Aside from the few dozen employees who received a raise in 2009, most of the 800 workers covered by the new contracts had not received raises since 2008. Foster said the new contracts help bring the employees’ pension contributions and salaries in line with other workers.

Employees covered under the new contracts will now contribute 8% of their salary into CalPERS, an increase from the 2% they previously paid. As part of the deal, they will also receive a 5% raise this month, followed by a 4% increase next year.

After more than a decade of painful cuts, city officials said they expect a healthier economy and improving budget situation to offset some of the resulting costs.
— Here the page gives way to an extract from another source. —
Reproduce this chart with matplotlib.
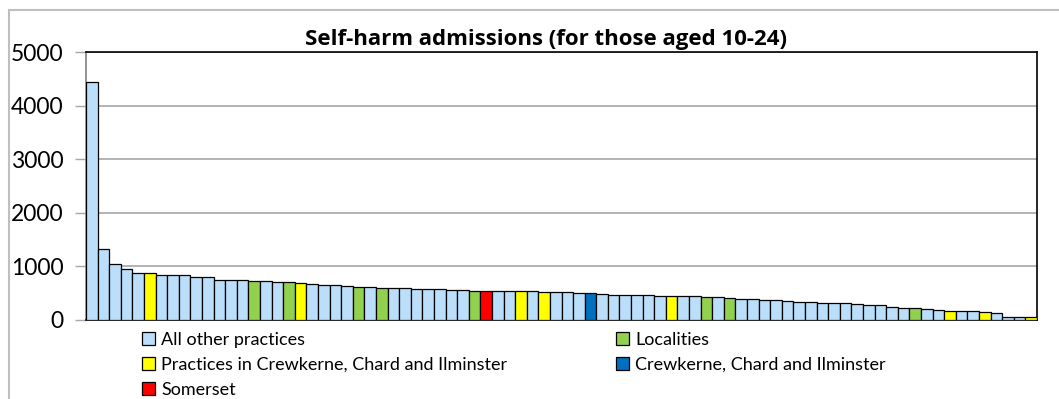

Long Beach recently projected a surplus of $3.5 million for the 2014 fiscal year, its first in 10 years.

The contracts cover about 14% of the city’s workforce, including engineers, lifeguards, management, and confidential employees who assist in contract negotiations between the city and other employees.

The city struck pension deals with the city’s police and firefighters in 2011, and approved new contracts with the city’s largest union, the International Assn. of Machinists, in January.

In those deals, the retirement age and formula to calculate pension payouts for most existing employees remain unchanged – most continue to receive 2.5% of their salary as pension for each year on the job and are eligible to retire at 55.

However, new employees will receive 2% for each year, and would have to wait until age 62 to retire.

All together, the city expects its new contracts to save them $250 million across all funds, and $130 million in the general fund, over 10 years.